From Arrest to Verdict
By: Isabella Hagen
Arrest (step 1)
- The fist stage in the criminal justice process is an officer making an arrest and convicts a person of a crime. In some cases an investigation precedes the arrest but in a typical arrest, a defendant is indicted and is sent into custody. The Officer will also inform the defendant of their four rights which are the right to remain silent, the right to an attorney (If you cannot afford an attorney, one will be appointed for you which is called a Public defender) , the right to have your attorney present during the hearing and the right to not answer questions.
Criminal charges are issued or declined (Step 2)
- This is when the prosecutor issues a criminal complaint charging the suspect with committing a misdemeanor, felony, or both.

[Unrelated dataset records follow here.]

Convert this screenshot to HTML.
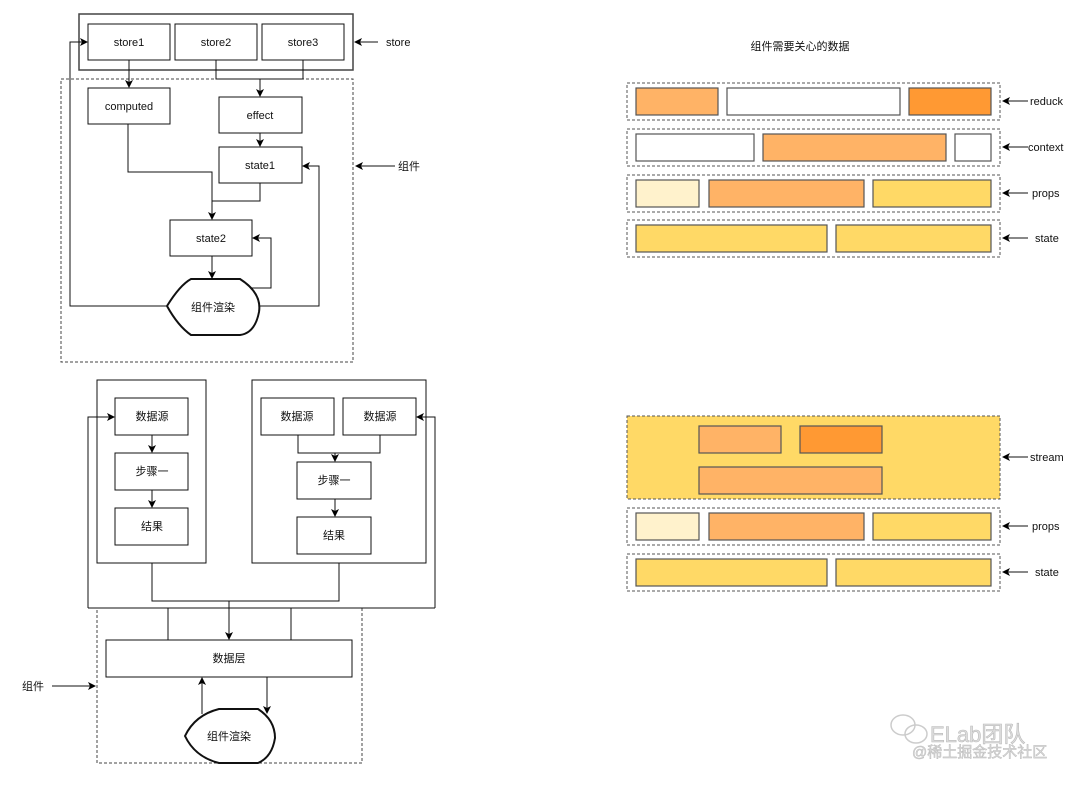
<!DOCTYPE html>
<html><head><meta charset="utf-8"><style>
html,body{margin:0;padding:0;background:#fff;}
svg text{font-family:"Liberation Sans","Noto Sans CJK SC",sans-serif;font-size:11px;fill:#111;}
</style></head><body>
<svg width="1080" height="780" viewBox="0 0 1080 780" xmlns="http://www.w3.org/2000/svg">
<defs><marker id="a" markerWidth="8" markerHeight="8" refX="7" refY="4" orient="auto" markerUnits="userSpaceOnUse"><path d="M0,0 L8,4 L0,8 L2,4 z" fill="#000"/></marker></defs>
<g fill="#fff" stroke="#111" stroke-width="1">
<rect x="79" y="14" width="274" height="56" stroke="#444" stroke-width="1.5"/>
<rect x="88" y="24" width="82" height="36"/><rect x="175" y="24" width="82" height="36"/><rect x="262" y="24" width="82" height="36"/>
<rect x="61" y="79" width="292" height="283" fill="none" stroke="#444" stroke-dasharray="3,2"/>
<rect x="88" y="88" width="82" height="36"/><rect x="219" y="97" width="83" height="36"/>
<rect x="219" y="147" width="83" height="36"/><rect x="170" y="220" width="82" height="36"/>
<path d="M167,306 Q180,285 191,279 L240,279 Q262,293 259,312 Q255,333 240,335 L191,335 Q178,326 167,306Z" stroke-width="2"/>
</g>
<g fill="none" stroke="#111" stroke-width="1">
<path d="M129,60 V87" marker-end="url(#a)"/>
<path d="M216,60 V79 H303 V60 M260,79 V96" marker-end="url(#a)"/>
<path d="M260,133 V146" marker-end="url(#a)"/>
<path d="M128,124 V172 H212 V219" marker-end="url(#a)"/>
<path d="M260,183 V201 H212"/>
<path d="M212,256 V278" marker-end="url(#a)"/>
<path d="M252,288 H271 V238 H253" marker-end="url(#a)"/>
<path d="M167,306 H70 V42 H87" marker-end="url(#a)"/>
<path d="M259,306 H319 V166 H303" marker-end="url(#a)"/>
<path d="M378,42 H355" marker-end="url(#a)"/>
<path d="M395,166 H356" marker-end="url(#a)"/>
</g>
<g text-anchor="middle">
<text x="129" y="46">store1</text><text x="216" y="46">store2</text><text x="303" y="46">store3</text>
<text x="129" y="110">computed</text><text x="260" y="119">effect</text><text x="260" y="169">state1</text><text x="211" y="242">state2</text>
<text x="213" y="311">组件渲染</text>
</g>
<text x="386" y="46">store</text><text x="398" y="170">组件</text>

<g fill="#fff" stroke="#111" stroke-width="1">
<rect x="97" y="380" width="109" height="183"/><rect x="252" y="380" width="174" height="183"/>
<rect x="115" y="398" width="73" height="37"/><rect x="115" y="453" width="73" height="37"/><rect x="115" y="508" width="73" height="37"/>
<rect x="261" y="398" width="73" height="37"/><rect x="343" y="398" width="73" height="37"/>
<rect x="297" y="462" width="74" height="37"/><rect x="297" y="517" width="74" height="37"/>
<rect x="97" y="608" width="265" height="155" fill="none" stroke="#444" stroke-dasharray="3,2"/>
<rect x="106" y="640" width="246" height="37"/>
<path d="M185,736 Q195,715 219,709 L258,709 Q275,720 275,738 Q272,757 258,763 L219,763 Q195,757 185,736Z" stroke-width="2"/>
</g>
<g fill="none" stroke="#111" stroke-width="1">
<path d="M152,435 V452" marker-end="url(#a)"/><path d="M152,490 V507" marker-end="url(#a)"/>
<path d="M298,435 V453 H380 V435 M335,453 V461" marker-end="url(#a)"/>
<path d="M335,499 V516" marker-end="url(#a)"/>
<path d="M152,563 V601 H339 V563 M229,601 V639" marker-end="url(#a)"/>
<path d="M88,608 H435 M168,608 V640 M291,608 V640"/>
<path d="M88,608 V417 H114" marker-end="url(#a)"/>
<path d="M435,608 V417 H417" marker-end="url(#a)"/>
<path d="M202,714 V678" marker-end="url(#a)"/>
<path d="M267,677 V713" marker-end="url(#a)"/>
<path d="M52,686 H95" marker-end="url(#a)"/>
</g>
<g text-anchor="middle">
<text x="152" y="420">数据源</text><text x="152" y="475">步骤一</text><text x="152" y="530">结果</text>
<text x="297" y="420">数据源</text><text x="380" y="420">数据源</text><text x="334" y="484">步骤一</text><text x="334" y="539">结果</text>
<text x="229" y="662">数据层</text><text x="229" y="740">组件渲染</text>
</g>
<text x="22" y="690">组件</text>

<text x="800" y="50" text-anchor="middle">组件需要关心的数据</text>
<g stroke="#555" stroke-dasharray="3,2" fill="none">
<rect x="627" y="83" width="373" height="37"/><rect x="627" y="129" width="373" height="37"/>
<rect x="627" y="175" width="373" height="37"/><rect x="627" y="220" width="373" height="37"/>
<rect x="627" y="416" width="373" height="83" fill="#FFD966"/>
<rect x="627" y="508" width="373" height="37"/><rect x="627" y="554" width="373" height="37"/>
</g>
<g stroke="#555" stroke-width="1.2">
<rect x="636" y="88" width="82" height="27" fill="#FFB366"/><rect x="727" y="88" width="173" height="27" fill="#fff"/><rect x="909" y="88" width="82" height="27" fill="#FF9933"/>
<rect x="636" y="134" width="118" height="27" fill="#fff"/><rect x="763" y="134" width="183" height="27" fill="#FFB366"/><rect x="955" y="134" width="36" height="27" fill="#fff"/>
<rect x="636" y="180" width="63" height="27" fill="#FFF2CC"/><rect x="709" y="180" width="155" height="27" fill="#FFB366"/><rect x="873" y="180" width="118" height="27" fill="#FFD966"/>
<rect x="636" y="225" width="191" height="27" fill="#FFD966"/><rect x="836" y="225" width="155" height="27" fill="#FFD966"/>
<rect x="699" y="426" width="82" height="27" fill="#FFB366"/><rect x="800" y="426" width="82" height="27" fill="#FF9933"/><rect x="699" y="467" width="183" height="27" fill="#FFB366"/>
<rect x="636" y="513" width="63" height="27" fill="#FFF2CC"/><rect x="709" y="513" width="155" height="27" fill="#FFB366"/><rect x="873" y="513" width="118" height="27" fill="#FFD966"/>
<rect x="636" y="559" width="191" height="27" fill="#FFD966"/><rect x="836" y="559" width="155" height="27" fill="#FFD966"/>
</g>
<g fill="none" stroke="#111">
<path d="M1028,101 H1003" marker-end="url(#a)"/><path d="M1028,147 H1003" marker-end="url(#a)"/>
<path d="M1028,193 H1003" marker-end="url(#a)"/><path d="M1028,238 H1003" marker-end="url(#a)"/>
<path d="M1028,457 H1003" marker-end="url(#a)"/><path d="M1028,526 H1003" marker-end="url(#a)"/><path d="M1028,572 H1003" marker-end="url(#a)"/>
</g>
<text x="1030" y="105">reduck</text><text x="1028" y="151">context</text><text x="1032" y="197">props</text><text x="1035" y="242">state</text>
<text x="1030" y="461">stream</text><text x="1032" y="530">props</text><text x="1035" y="576">state</text>

<g fill="none" stroke="#ccc" stroke-width="1.5">
<ellipse cx="903" cy="725" rx="12" ry="10"/><ellipse cx="916" cy="734" rx="11" ry="9"/>
</g>
<text x="930" y="742" style="font-size:22px;fill:#ddd;stroke:#bbb;stroke-width:0.6">ELab团队</text>
<text x="912" y="757" style="font-size:15px;fill:#ddd;stroke:#bbb;stroke-width:0.5">@稀土掘金技术社区</text>
</svg>
</body></html>
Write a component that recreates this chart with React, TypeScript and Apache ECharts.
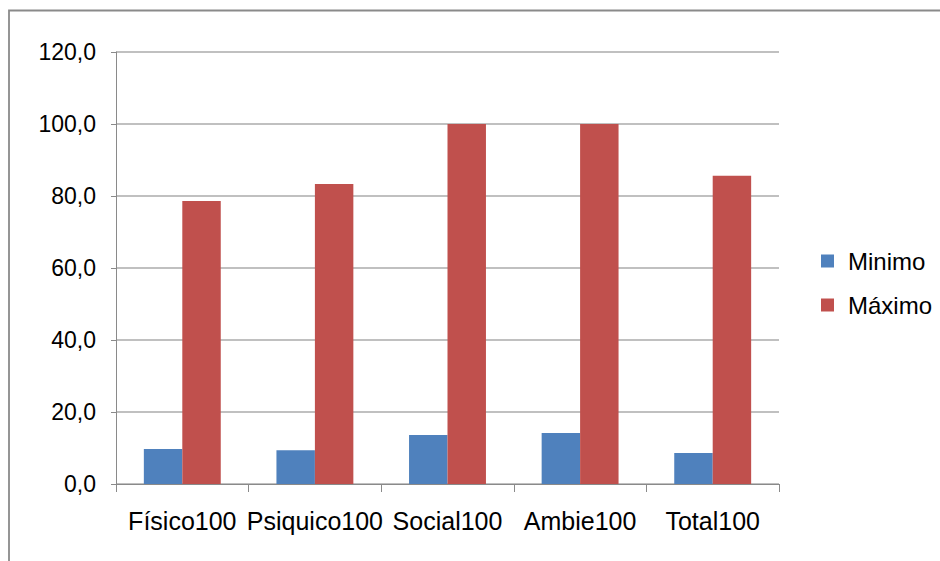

Persons charged with a misdemeanor may be able to post bail and be released from jail. Persons charged with a felony crime must wait for their initial appearance in Arraignment Court.
Entering a Plea (Step 4)
- In misdemeanor cases, the defendant is asked to enter a plea of guilty, not guilty or no contest. In felony cases, a date is set for a preliminary hearing.
Preliminary Hearing or Grand Jury Proceedings (Step 5)
- If a defendant does not make bail in the first several days after her arrest they will often be set down for a preliminary hearing.
Arraignment (Step 6)
A criminal defendant's first appearance on the formal charges before a judge is called the arraignment. The defendant is formally charged and enters a plea of guilty, not guilty, or no contest.
Plea Hearing (Step 7)
A hearing where the defendant's response to a criminal charge is by entering a plea of guilty, not guilty or no contest. A plea bargain is an agreement between the prosecutor and the defendant for the defendant to plead guilty or no contest under certain circumstances, but these circumstances need to be approved by the judge.
The Trial (Step 8)
During the trial the evidence and witnesses are subpoena. Both the prosecution and the defense will call witnesses where they will be examined and they will give their testimony in front of the jury or petit jury. If there testimony is not truthful they can be sentenced to jail for perjury, lying under oath. This is when the defendant will be found "guilty" or "not guilty". The decision the court makes is also called the Verdict. Sometimes the defendant may only be found guilty of some of the criminal charges.
Sentencing (Step 9)
This is where the court makes the decisions for appropriate penalties for the crime they have been convicted of.
Appeal (Step 10)
The defendant may appeal there case after sentencing. This means that they are apply for a higher court for their decision to be reversed.